LA FRONTERA INVISIBLE

 


Una frontera es una demarcación geográfica que legitima la soberanía de una nación frente a otras. Es un elemento excluyente por principio, qué duda cabe; como los muros de mi casa que frente a otros define lo que es de mi pertenencia. Lo idílico sería que no las hubiese y que todos los seres de la Tierra estuviésemos hermanados y nos diéramos las manos para cantar el Cumbayá, pero no es así. Los Estados, más que los ciudadanos, tienen intereses en mantener las barreras porque no es lo mismo que una nación se haga cargo de 100.000 extranjeros con visado, que atender al mismo número de personas indocumentadas y en cuyo grueso pudiera haberse infiltrado delincuentes o terroristas.

En mi casa hay espacio para 20 personas y en navidades, cuando invito a mis amigos a cenar, los conozco a todos e intento agasajarlos lo mejor que sé. Después los despido en la puerta con una sonrisa y deseando que el año próximo lo podamos repetir. Pues bien, es lo mismo con un país con fronteras; como anfitrión tengo todo el derecho del mundo a saber quién entra y quién sale de mi casa, es decir, de mi país. Y derecho de aforo; diré yo cuál es el número óptimo de visitantes y no lo marcará nadie por mí, puesto que no es lo mismo dar de cenar a veinte que a cincuenta. Y a despedirlos siempre que se comporten inadecuadamente. Si alguien entra en mi casa sin avisar, sin llamar a la puerta, ése no puede esperar que mí otra cosa que mi cólera; ni más ni menos, la misma que él ejerce contra mí cuando solivianta mi propiedad.

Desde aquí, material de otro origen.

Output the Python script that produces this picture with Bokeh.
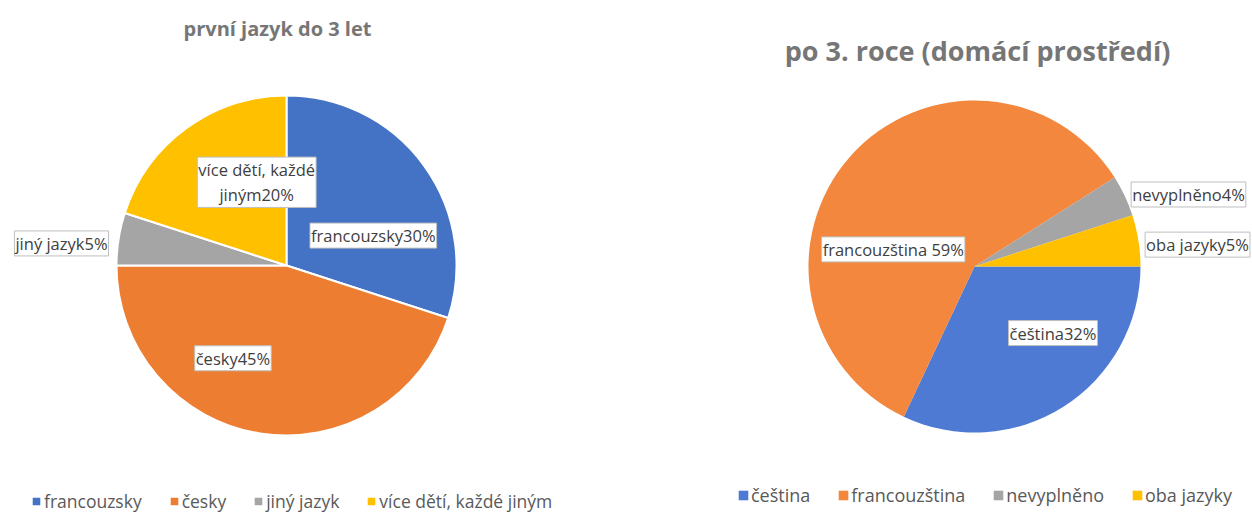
import math
from bokeh.plotting import figure
from bokeh.models import Range1d, ColumnDataSource, Legend, LegendItem
from bokeh.core.properties import value
from bokeh.embed import file_html
from bokeh.resources import INLINE

# ---------------- data ----------------
left_title = "první jazyk do 3 let"
left_cats = ["francouzsky", "česky", "jiný jazyk", "více dětí, každé jiným"]
left_vals = [30, 45, 5, 20]
left_labels = ["francouzsky30%", "česky45%", "jiný jazyk5%", "více dětí, každé\njiným20%"]

right_title = "po 3. roce (domácí prostředí)"
right_cats = ["čeština", "francouzština", "nevyplněno", "oba jazyky"]
right_vals = [32, 59, 4, 5]
right_labels = ["čeština32%", "francouzština 59%", "nevyplněno4%", "oba jazyky5%"]

# ---------------- style / layout ----------------
W, H = 1252, 513
FONT = "Open Sans"
left_colors = ["#4472C4", "#ED7D31", "#A5A5A5", "#FFC000"]
right_colors = ["#4F7AD3", "#F2873D", "#A5A5A5", "#FFC000"]

# pie geometry in screen px (figure coords, y up)
L_CX, L_CY, L_R, L_START = 286, 248, 170, 0.0     # start at 12 o'clock (clockwise deg from top)
R_CX, R_CY, R_R, R_START = 974, 247, 166, 90.0    # start at 3 o'clock
# label placement: radius fraction and angular nudge (deg) relative to slice middle
left_rfrac = [0.54, 0.63, 1.33, 0.52]
left_nudge = [17.0, 21.0, -3.4, 16.3]
right_rfrac = [0.62, 0.50, 1.36, 1.35]
right_nudge = [-17.3, -29.5, 6.6, 3.4]

p = figure(width=W, height=H, x_range=Range1d(0, W), y_range=Range1d(0, H),
           output_backend="svg", toolbar_location=None, min_border=0)
p.axis.visible = False
p.grid.visible = False
p.outline_line_color = None
p.background_fill_color = "white"
p.border_fill_color = "white"


def pie(cx, cy, r, start, vals, labels, colors, rfrac, nudge, line_color, line_width):
    total = float(sum(vals))
    starts, ends, lx, ly = [], [], [], []
    acc = start
    for v, rf, nd in zip(vals, rfrac, nudge):
        span = 360.0 * v / total
        t0, t1 = acc, acc + span
        # convert clockwise-from-top to bokeh anticlockwise-from-x
        starts.append(math.radians(90 - t1))
        ends.append(math.radians(90 - t0))
        mid = math.radians((t0 + t1) / 2 + nd)
        lx.append(cx + rf * r * math.sin(mid))
        ly.append(cy + rf * r * math.cos(mid))
        acc = t1
    src = ColumnDataSource(dict(start=starts, end=ends, color=colors,
                                lx=lx, ly=ly, label=labels))
    rend = p.wedge(x=cx, y=cy, radius=r, start_angle="start", end_angle="end",
                   fill_color="color", line_color=line_color, line_width=line_width,
                   source=src)
    p.text(x="lx", y="ly", text="label", source=src,
           text_font=value(FONT), text_font_size="16.5px", text_color="#404040",
           text_align="center", text_baseline="middle", text_line_height=1.1,
           background_fill_color="white", border_line_color="#BFBFBF",
           border_line_width=1, padding=1)
    return rend


lr = pie(L_CX, L_CY, L_R, L_START, left_vals, left_labels, left_colors,
         left_rfrac, left_nudge, "white", 2)
rr = pie(R_CX, R_CY, R_R, R_START, right_vals, right_labels, right_colors,
         right_rfrac, right_nudge, None, 0)

# titles
p.text(x=[277], y=[485], text=[left_title], text_font=value(FONT),
       text_font_size="20px", text_font_style="bold", text_color="#767676",
       text_align="center", text_baseline="middle")
p.text(x=[977], y=[463], text=[right_title], text_font=value(FONT),
       text_font_size="27px", text_font_style="bold", text_color="#767676",
       text_align="center", text_baseline="middle")


def make_legend(rend, cats, x, y, spacing, size):
    items = [LegendItem(label=c, renderers=[rend], index=i) for i, c in enumerate(cats)]
    lg = Legend(items=items, orientation="horizontal", location=(x, y),
                glyph_width=12, glyph_height=12, label_standoff=2, spacing=spacing,
                padding=0, margin=0, border_line_color=None,
                background_fill_alpha=0, label_height=18,
                label_text_font=FONT, label_text_font_size=size,
                label_text_color="#595959")
    p.add_layout(lg, "center")


make_legend(lr, left_cats, 30, 0, 26, "17.5px")
make_legend(rr, right_cats, 737, 6, 27, "18px")

open("out.html", "w").write(file_html(p, INLINE))
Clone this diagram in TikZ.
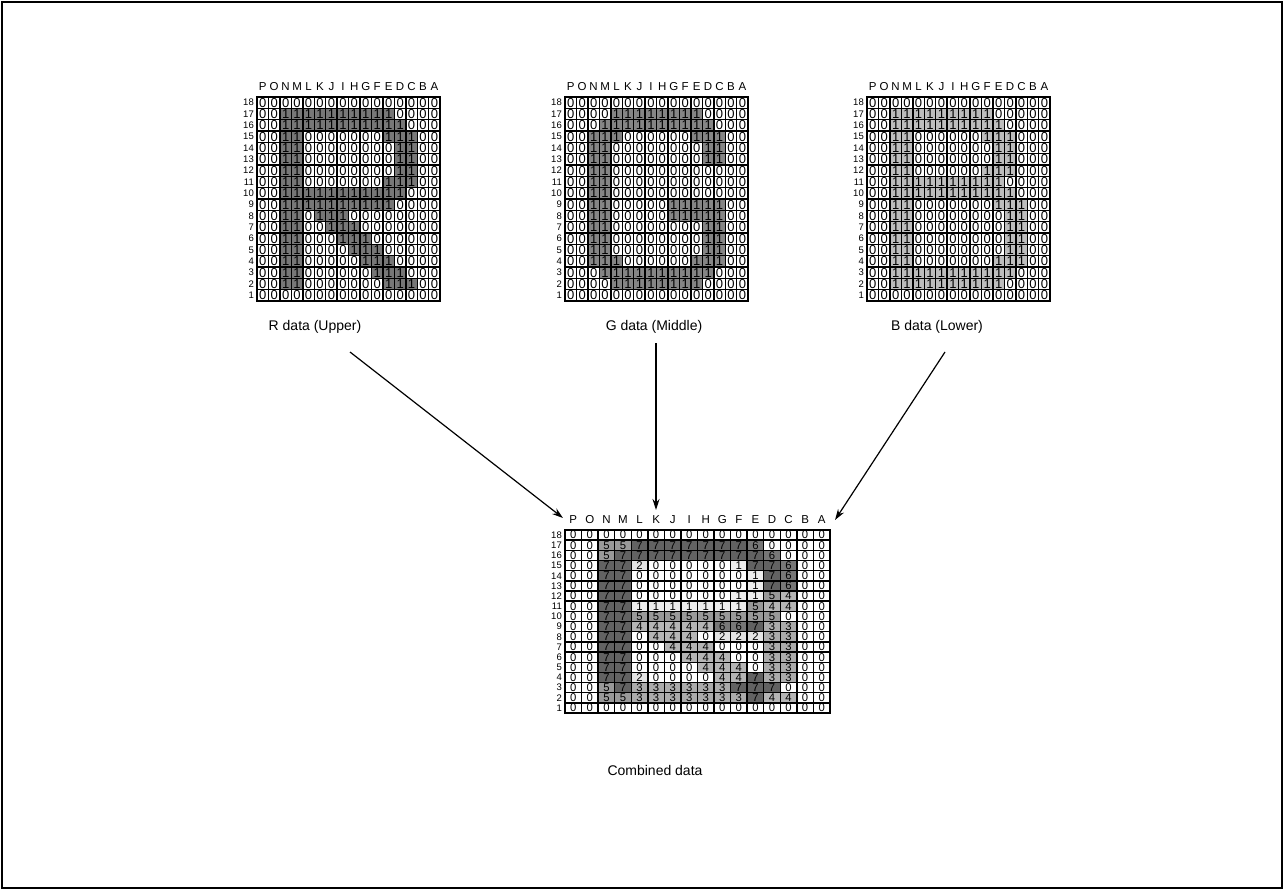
\documentclass[tikz,border=0pt]{standalone}
\usepackage{fontspec}
\setmainfont{Liberation Sans}
\usetikzlibrary{positioning,arrows.meta}
\usepackage{xcolor}
\definecolor{shadeR0}{HTML}{FFFFFF}
\definecolor{shadeR1}{HTML}{777777}
\definecolor{shadeG0}{HTML}{FFFFFF}
\definecolor{shadeG1}{HTML}{858585}
\definecolor{shadeB0}{HTML}{FFFFFF}
\definecolor{shadeB1}{HTML}{BDBDBD}
\definecolor{shadeC0}{HTML}{FFFFFF}
\definecolor{shadeC1}{HTML}{EDEDED}
\definecolor{shadeC2}{HTML}{E3E3E3}
\definecolor{shadeC3}{HTML}{ABABAB}
\definecolor{shadeC4}{HTML}{B5B5B5}
\definecolor{shadeC5}{HTML}{999999}
\definecolor{shadeC6}{HTML}{777777}
\definecolor{shadeC7}{HTML}{626262}

% #1 prefix, #2 x0, #3 y0, #4 cell width, #5 cell height, #6 digit size, #7 rows
\newcommand{\datagrid}[7]{%
  \foreach \l [count=\c] in {P,O,N,M,L,K,J,I,H,G,F,E,D,C,B,A}
    \node[colhead] (#1-h\c) at ({#2+(\c-0.5)*#4},{#3-10}) {\l};
  \foreach \n [count=\r] in {18,17,...,1}
    \node[rowhead] (#1-v\r) at ({#2-3},{#3+(\r-0.5)*#5}) {\n};
  \foreach \row [count=\r] in {#7} {
    \foreach \v [count=\c] in \row {
      \node[cell, minimum width=#4pt, minimum height=#5pt, fill=shade#1\v,
            font=\fontsize{#6}{#6}\selectfont] (#1-\r-\c)
        at ({#2+(\c-0.5)*#4},{#3+(\r-0.5)*#5}) {\v};
    }
  }
  \draw[line width=2.2pt] (#2,#3) rectangle ++({16*#4},{18*#5});
}

\begin{document}
\begin{tikzpicture}[x=1pt, y=-1pt,
    cell/.style={draw, line width=1.4pt, inner sep=0pt},
    colhead/.style={font=\fontsize{11.5}{12}\selectfont, inner sep=0pt},
    rowhead/.style={font=\fontsize{9.5}{10}\selectfont, inner sep=0pt, anchor=east},
    caption/.style={font=\fontsize{14}{16}\selectfont, inner sep=1pt},
    arrow/.style={-{Stealth[length=11pt,width=7pt]}, line width=1.2pt}
  ]
  \useasboundingbox (0,0) rectangle (1284,890);
  \draw[line width=1.5pt] (2,2) rectangle (1282,888);

  % R data
  \datagrid{R}{257}{97}{11.45}{11.33}{13}{
    {0,0,0,0,0,0,0,0,0,0,0,0,0,0,0,0},
    {0,0,1,1,1,1,1,1,1,1,1,1,0,0,0,0},
    {0,0,1,1,1,1,1,1,1,1,1,1,1,0,0,0},
    {0,0,1,1,0,0,0,0,0,0,0,1,1,1,0,0},
    {0,0,1,1,0,0,0,0,0,0,0,0,1,1,0,0},
    {0,0,1,1,0,0,0,0,0,0,0,0,1,1,0,0},
    {0,0,1,1,0,0,0,0,0,0,0,0,1,1,0,0},
    {0,0,1,1,0,0,0,0,0,0,0,1,1,1,0,0},
    {0,0,1,1,1,1,1,1,1,1,1,1,1,0,0,0},
    {0,0,1,1,1,1,1,1,1,1,1,1,0,0,0,0},
    {0,0,1,1,0,1,1,1,0,0,0,0,0,0,0,0},
    {0,0,1,1,0,0,1,1,1,0,0,0,0,0,0,0},
    {0,0,1,1,0,0,0,1,1,1,0,0,0,0,0,0},
    {0,0,1,1,0,0,0,0,1,1,1,0,0,0,0,0},
    {0,0,1,1,0,0,0,0,0,1,1,1,0,0,0,0},
    {0,0,1,1,0,0,0,0,0,0,1,1,1,0,0,0},
    {0,0,1,1,0,0,0,0,0,0,0,1,1,1,0,0},
    {0,0,0,0,0,0,0,0,0,0,0,0,0,0,0,0}}
  % G data
  \datagrid{G}{565}{97}{11.45}{11.33}{13}{
    {0,0,0,0,0,0,0,0,0,0,0,0,0,0,0,0},
    {0,0,0,0,1,1,1,1,1,1,1,1,0,0,0,0},
    {0,0,0,1,1,1,1,1,1,1,1,1,1,0,0,0},
    {0,0,1,1,1,0,0,0,0,0,0,1,1,1,0,0},
    {0,0,1,1,0,0,0,0,0,0,0,0,1,1,0,0},
    {0,0,1,1,0,0,0,0,0,0,0,0,1,1,0,0},
    {0,0,1,1,0,0,0,0,0,0,0,0,0,0,0,0},
    {0,0,1,1,0,0,0,0,0,0,0,0,0,0,0,0},
    {0,0,1,1,0,0,0,0,0,0,0,0,0,0,0,0},
    {0,0,1,1,0,0,0,0,0,1,1,1,1,1,0,0},
    {0,0,1,1,0,0,0,0,0,1,1,1,1,1,0,0},
    {0,0,1,1,0,0,0,0,0,0,0,0,1,1,0,0},
    {0,0,1,1,0,0,0,0,0,0,0,0,1,1,0,0},
    {0,0,1,1,0,0,0,0,0,0,0,0,1,1,0,0},
    {0,0,1,1,1,0,0,0,0,0,0,1,1,1,0,0},
    {0,0,0,1,1,1,1,1,1,1,1,1,1,0,0,0},
    {0,0,0,0,1,1,1,1,1,1,1,1,0,0,0,0},
    {0,0,0,0,0,0,0,0,0,0,0,0,0,0,0,0}}
  % B data
  \datagrid{B}{867}{97}{11.45}{11.33}{13}{
    {0,0,0,0,0,0,0,0,0,0,0,0,0,0,0,0},
    {0,0,1,1,1,1,1,1,1,1,1,0,0,0,0,0},
    {0,0,1,1,1,1,1,1,1,1,1,1,0,0,0,0},
    {0,0,1,1,0,0,0,0,0,0,1,1,1,0,0,0},
    {0,0,1,1,0,0,0,0,0,0,0,1,1,0,0,0},
    {0,0,1,1,0,0,0,0,0,0,0,1,1,0,0,0},
    {0,0,1,1,0,0,0,0,0,0,1,1,1,0,0,0},
    {0,0,1,1,1,1,1,1,1,1,1,1,0,0,0,0},
    {0,0,1,1,1,1,1,1,1,1,1,1,1,0,0,0},
    {0,0,1,1,0,0,0,0,0,0,0,1,1,1,0,0},
    {0,0,1,1,0,0,0,0,0,0,0,0,1,1,0,0},
    {0,0,1,1,0,0,0,0,0,0,0,0,1,1,0,0},
    {0,0,1,1,0,0,0,0,0,0,0,0,1,1,0,0},
    {0,0,1,1,0,0,0,0,0,0,0,0,1,1,0,0},
    {0,0,1,1,0,0,0,0,0,0,0,1,1,1,0,0},
    {0,0,1,1,1,1,1,1,1,1,1,1,1,0,0,0},
    {0,0,1,1,1,1,1,1,1,1,1,1,0,0,0,0},
    {0,0,0,0,0,0,0,0,0,0,0,0,0,0,0,0}}
  % Combined data
  \datagrid{C}{565}{530}{16.56}{10.17}{11.3}{
    {0,0,0,0,0,0,0,0,0,0,0,0,0,0,0,0},
    {0,0,5,5,7,7,7,7,7,7,7,6,0,0,0,0},
    {0,0,5,7,7,7,7,7,7,7,7,7,6,0,0,0},
    {0,0,7,7,2,0,0,0,0,0,1,7,7,6,0,0},
    {0,0,7,7,0,0,0,0,0,0,0,1,7,6,0,0},
    {0,0,7,7,0,0,0,0,0,0,0,1,7,6,0,0},
    {0,0,7,7,0,0,0,0,0,0,1,1,5,4,0,0},
    {0,0,7,7,1,1,1,1,1,1,1,5,4,4,0,0},
    {0,0,7,7,5,5,5,5,5,5,5,5,5,0,0,0},
    {0,0,7,7,4,4,4,4,4,6,6,7,3,3,0,0},
    {0,0,7,7,0,4,4,4,0,2,2,2,3,3,0,0},
    {0,0,7,7,0,0,4,4,4,0,0,0,3,3,0,0},
    {0,0,7,7,0,0,0,4,4,4,0,0,3,3,0,0},
    {0,0,7,7,0,0,0,0,4,4,4,0,3,3,0,0},
    {0,0,7,7,2,0,0,0,0,4,4,7,3,3,0,0},
    {0,0,5,7,3,3,3,3,3,3,7,7,7,0,0,0},
    {0,0,5,5,3,3,3,3,3,3,3,7,4,4,0,0},
    {0,0,0,0,0,0,0,0,0,0,0,0,0,0,0,0}}

  \node[caption] (Rcap) at (315,327) {R data (Upper)};
  \node[caption] (Gcap) at (654,327) {G data (Middle)};
  \node[caption] (Bcap) at (937,327) {B data (Lower)};
  \node[caption] (Ccap) at (655,770) {Combined data};

  \coordinate (Rtail) at (350,352);
  \coordinate (Gtail) at (656,343);
  \coordinate (Btail) at (945,352);
  \coordinate (Rhead) at (563,518);
  \coordinate (Ghead) at (656,510);
  \coordinate (Bhead) at (835,520);
  \draw[arrow] (Rtail) -- (Rhead);
  \draw[arrow] (Gtail) -- (Ghead);
  \draw[arrow] (Btail) -- (Bhead);
\end{tikzpicture}
\end{document}
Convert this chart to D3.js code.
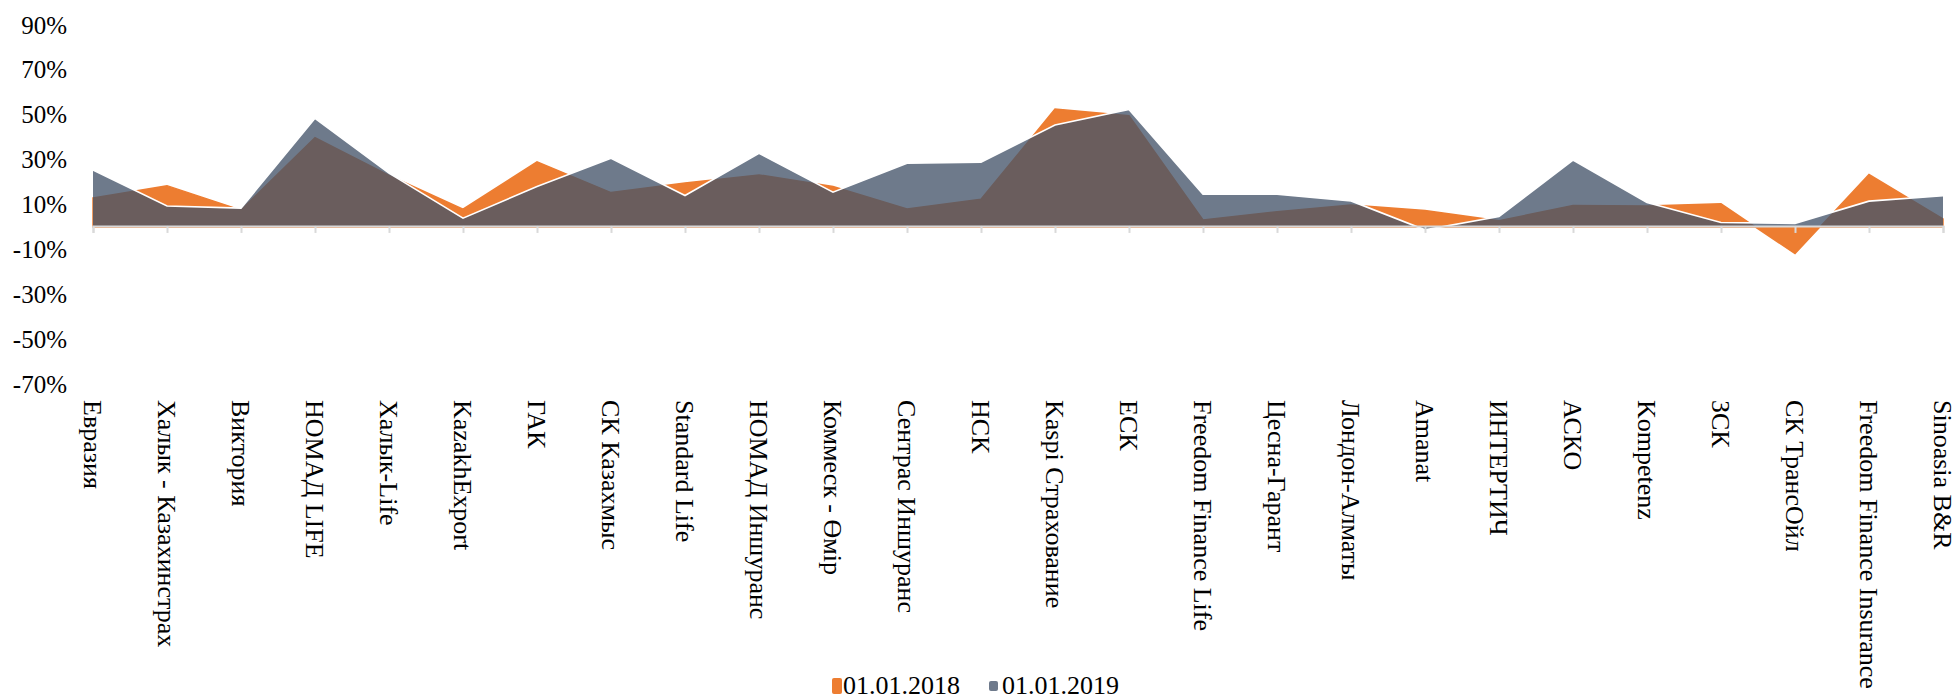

Si alguien llama a mi casa pidiéndome de comer, es mi deber socorrerlo, pero me arriesgo a que se corra la voz y a que la próxima vez acuda un número mayor de personas. Por eso es necesario un poco de prudencia y dirigir al primero a un organismo social que para eso lo costeamos. No es falta de solidaridad sino de prudencia porque de otro modo estaría poniendo en riesgo a mi familia, a mis vecinos y a toda la barriada. Pecaría de ingenuo si no pensase que el primero que llegó no iría por ahí diciendo lo compasivo que fui con él para que otros, en justicia, requieran de mí igual trato. Por eso es muy importante dejar claras las cosas desde el principio. Y si es necesario, comprarse un par de dóberman para persuadir a quien pretenda entrar en mi casa sin mi autorización, de no hacerlo. Mis vecinos podrán decir que soy poco generoso, quizá, pero no ha sido en casa de éstos donde han irrumpido los pedigüeños. Porque, es muy bonito hablar de derechos humanos desde el norte de Europa donde no sufren la avalancha de la inmigración. Y por supuesto, no tengo yo la culpa de que en cada país de África halla un sátrapa sanguinario que subyugue a su propia población.

Si sucede es porque instituciones como el Banco Mundial o la ONU lo consienten, es decir, porque sólo cinco países con posibilidad de veto en el Consejo General de la ONU lo permiten. Estoy convencido de que la pobreza hoy es perfectamente erradicable en el mundo. Como tampoco tienen sentido los interminables conflictos de países como Etiopía, Siria o Palestina por poner un ejemplo. Si esto sucede es porque se admite. El drama de la población desplazada es sólo un arma arrojadiza que los países intermediarios utilizan como un ariete político contra los estados del primer mundo para rascarles el bolsillo. Se trata de un posicionamiento en el tablero geopolítico; el de sacar tajada económica de la necesidad. De ahí el "mercadeo humano" de países como Marruecos, Turquía o México y que es éticamente reprobable, pero políticamente tolerado.